So with some guidance from @TedShifrin I think I got it.
First since $\omega$ is decomposable and closed taking the exterior derivative, $0=d\phi \wedge \theta -(1) \phi \wedge d\theta$. Hence, $d\phi \wedge \theta = \phi \wedge d\theta$. Wedging the expression with $\phi$ gives $d\phi \wedge \theta \wedge \phi=0$, since the right side has $\phi \wedge \phi$ in there. Similarly, $d\theta \wedge \theta \wedge \phi =0 $.
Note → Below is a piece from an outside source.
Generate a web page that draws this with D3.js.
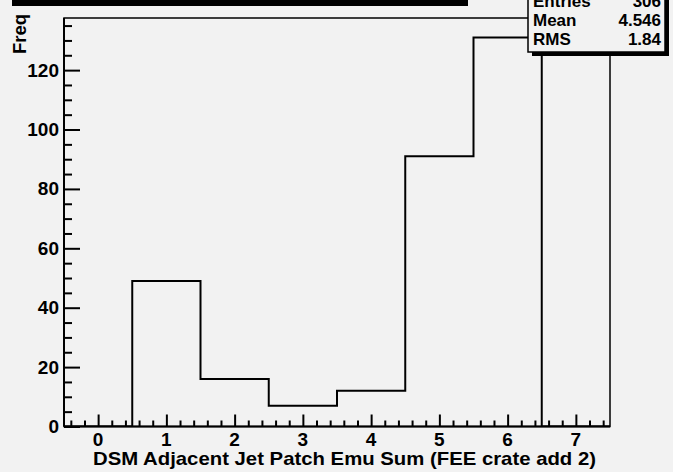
<!DOCTYPE html>
<html>
<head>
<meta charset="utf-8">
<script src="https://cdn.jsdelivr.net/npm/d3@7"></script>
<style>
  html, body { margin: 0; padding: 0; background: #f2f2f2; }
  svg { display: block; }
  text { font-family: "Liberation Sans", Arial, Helvetica, sans-serif; font-weight: bold; fill: #000; }
</style>
</head>
<body>
<script>
// ---- data ----
const binCenters = [0, 1, 2, 3, 4, 5, 6, 7];
const binCounts  = [0, 49, 16, 7, 12, 91, 131, 0];
const xTickValues = [0, 1, 2, 3, 4, 5, 6, 7];
const yTickValues = [0, 20, 40, 60, 80, 100, 120];
const statLabels = ["Entries", "Mean", "RMS"];
const statValues = ["306", "4.546", "1.84"];
const xTitle = "DSM Adjacent Jet Patch Emu Sum (FEE crate add 2)";
const yTitle = "Freq";

const W = 673, H = 472;
const svg = d3.select("body").append("svg").attr("width", W).attr("height", H);
svg.append("rect").attr("width", W).attr("height", H).attr("fill", "#f2f2f2");

const binW = 1;
const xMin = binCenters[0] - binW / 2, xMax = binCenters[binCenters.length - 1] + binW / 2;
const yMax = d3.max(binCounts) * 1.05;

const x = d3.scaleLinear().domain([xMin, xMax]).range([64, 610]);
const y = d3.scaleLinear().domain([0, yMax]).range([426.5, 18]);

// title box shadow (title itself lies above the canvas)
svg.append("rect").attr("x", 12).attr("y", -30).attr("width", 456).attr("height", 36).attr("fill", "#000");

// clip for histogram
svg.append("clipPath").attr("id", "frameClip").append("rect")
  .attr("x", x(xMin)).attr("y", y(yMax)).attr("width", x(xMax) - x(xMin)).attr("height", y(0) - y(yMax));

// frame
svg.append("rect")
  .attr("x", x(xMin)).attr("y", y(yMax))
  .attr("width", x(xMax) - x(xMin)).attr("height", y(0) - y(yMax))
  .attr("fill", "none").attr("stroke", "#000").attr("stroke-width", 1.5);

// histogram outline
const pts = [];
binCenters.forEach((c, i) => {
  pts.push([c - binW / 2, binCounts[i]]);
  pts.push([c + binW / 2, binCounts[i]]);
});
const line = d3.line().x(d => x(d[0])).y(d => y(d[1]));
svg.append("path").attr("d", line(pts)).attr("clip-path", "url(#frameClip)")
  .attr("fill", "none").attr("stroke", "#000").attr("stroke-width", 2);

// x axis
const xMinor = d3.range(-2, 38).map(i => i * 0.2).filter(v => v > xMin && v < xMax && Math.abs(v - Math.round(v)) > 1e-6);
const xAxisMinor = d3.axisTop(x).tickValues(xMinor).tickSize(6).tickFormat("");
const xAxisMajor = d3.axisTop(x).tickValues(xTickValues).tickSize(12).tickFormat("");
[xAxisMinor, xAxisMajor].forEach(ax => {
  const g = svg.append("g").attr("transform", `translate(0,${y(0)})`).call(ax);
  g.select(".domain").remove();
  g.selectAll("line").attr("stroke", "#000").attr("stroke-width", 2);
});
svg.append("line").attr("x1", x(xMin)).attr("x2", x(xMax)).attr("y1", y(0)).attr("y2", y(0))
  .attr("stroke", "#000").attr("stroke-width", 2);
svg.append("g").selectAll("text").data(xTickValues).join("text")
  .attr("x", d => x(d)).attr("y", 446).attr("text-anchor", "middle")
  .style("font-size", "19px").text(d => d);

// y axis
const yMinor = d3.range(0, 28).map(i => i * 5).filter(v => v < yMax && v % 20 !== 0);
const yAxisMinor = d3.axisRight(y).tickValues(yMinor).tickSize(8).tickFormat("");
const yAxisMajor = d3.axisRight(y).tickValues(yTickValues).tickSize(16).tickFormat("");
[yAxisMinor, yAxisMajor].forEach(ax => {
  const g = svg.append("g").attr("transform", `translate(${x(xMin)},0)`).call(ax);
  g.select(".domain").remove();
  g.selectAll("line").attr("stroke", "#000").attr("stroke-width", 2);
});
svg.append("line").attr("x1", x(xMin)).attr("x2", x(xMin)).attr("y1", y(0)).attr("y2", y(yMax))
  .attr("stroke", "#000").attr("stroke-width", 2);
svg.append("g").selectAll("text").data(yTickValues).join("text")
  .attr("x", 59).attr("y", d => y(d) + 6.5).attr("text-anchor", "end")
  .style("font-size", "19px").text(d => d);

// axis titles
svg.append("text").attr("x", 596).attr("y", 465).attr("text-anchor", "end")
  .attr("textLength", 503).attr("lengthAdjust", "spacingAndGlyphs")
  .style("font-size", "19px").text(xTitle);
svg.append("text").attr("transform", "translate(26,14) rotate(-90)").attr("text-anchor", "end")
  .style("font-size", "18.5px").text(yTitle);

// stats box
const sb = { x: 528, y: -20, w: 137, h: 72 };
svg.append("rect").attr("x", sb.x + 4).attr("y", sb.y + 4).attr("width", sb.w).attr("height", sb.h).attr("fill", "#000");
svg.append("rect").attr("x", sb.x).attr("y", sb.y).attr("width", sb.w).attr("height", sb.h)
  .attr("fill", "#f2f2f2").attr("stroke", "#000").attr("stroke-width", 1.5);
const rowY = [7, 26, 45];
svg.append("g").selectAll("text").data(statLabels).join("text")
  .attr("x", 533).attr("y", (d, i) => rowY[i]).style("font-size", "17px").text(d => d);
svg.append("g").selectAll("text").data(statValues).join("text")
  .attr("x", 661).attr("y", (d, i) => rowY[i]).attr("text-anchor", "end").style("font-size", "17px").text(d => d);
</script>
</body>
</html>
Hence, $d\theta$ and $d\phi$ are linearly dependent on $\theta \wedge \phi$, hence $d\theta, d\phi \in \langle \theta, \phi \rangle $.
The above sentence is incorrect (I have not figured out how to cross it out. I would like to leave it there for instructional purposes).
Rather, I need to prove the following general identity:
Let $\omega^1, ... \omega^k$ be locally defining independent one forms for a $n-k$ rank distribution $D$. Then $D$ is involutive iff $d\omega^i \wedge \omega^1 \wedge ... \wedge \omega^k =0$ for all $1\leq i \leq k$. One direction is standard by the $1$-form criterion for involutivity, which says that $D$ is involutive iff for any 1-form $\eta$ annihilating $D$, $d\eta$ annihilates $D$.
Conversely, suppose the above holds. Take the independent $\omega^1, ...\omega^k$ and extend to a smooth local coframe $\{ \omega^1, ...\omega^k, \alpha^{k+1}, ... \alpha^n \}$ with a dual frame $\{ E_1, ... E_k, A_{k+1},...A_n \}$. Note the $A_j$'s span $D$ Then $d\omega^{i}=\Sigma b_{ij}\omega^{i}\wedge \omega^{j} + \Sigma c_{kl} \omega^{k} \wedge \alpha^{l} + \Sigma d_{xy}\alpha^{x}\wedge \alpha^{y}$ with sums over appropriate increasing indices.
Now, wedge this with $\omega^1 \wedge ... \wedge \omega^k$ and evaluate at $(A_x, A_y, E_1, ..., E_k)$. This then shows $d_{xy}=0$. Hence in fact $d\omega^{i}=\Sigma b_{ij}\omega^{i}\wedge \omega^{j} + \Sigma c_{kl} \omega^{k} \wedge \alpha^{l}$ which when evaluated at any $(A_x, A_y)$ is equal to zero. Hence by the 1-form criterion $D$ is involutive.
Now the next paragraph can in fact be skipped.
Thus, if $\lambda=\alpha \wedge \theta + \beta \wedge \phi$, we have $d\lambda=d\alpha \wedge \theta - \alpha \wedge d\theta + d\beta \wedge \phi - \beta \wedge d\phi \in \langle \theta, \phi \rangle$, hence the ideal is a differential ideal.
Thus $D$ defines and involutive distribution, which is integrable by the Frobenius theorem.
Thus there is a flat chart where the distribution, call it $D$ is spanned by $\frac{\partial}{\partial x^{3}}, ... , \frac{\partial}{\partial x^{n}}$ and annihilated by the defining $1$-forms $\theta, \phi$. The only way for this to happen is for $\theta = f_{1}dx^1 + f_{2}dx^2$ and $\phi = g_{1}dx^1 + g_{2}dx^2$ Taking the wedge, we get $\omega =(g_{1}f_{2}-g_{2}f_{1})dx^1 \wedge dx^2=F(x^1, ..., x^n)dx^1\wedge dx^2$.
Now let us take the exterior derivative of $\omega.$
$d\omega=\Sigma \frac{\partial F}{\partial x^k}dx^k \wedge dx^1 \wedge dx^2=0$ implying the partial derivatives vanish. Hence $F=F(x^1, x^2)$
Now define a new coordinate system by $y^1=\int_{0}^{x^1}F(t, x^2)dt, y^2=x^2, ... , y^n=x^n$. The Jacobian of this transform is non-zero. Further $dy^1=Fdx^1+ \frac{\partial}{\partial x^2}(y^1=\int_{0}^{x^1}F(t, x^2)dt)dx^2.$ Hence in this coordinate system $\omega=Fdx^1 \wedge dx^2=dy^1 \wedge dy^2$.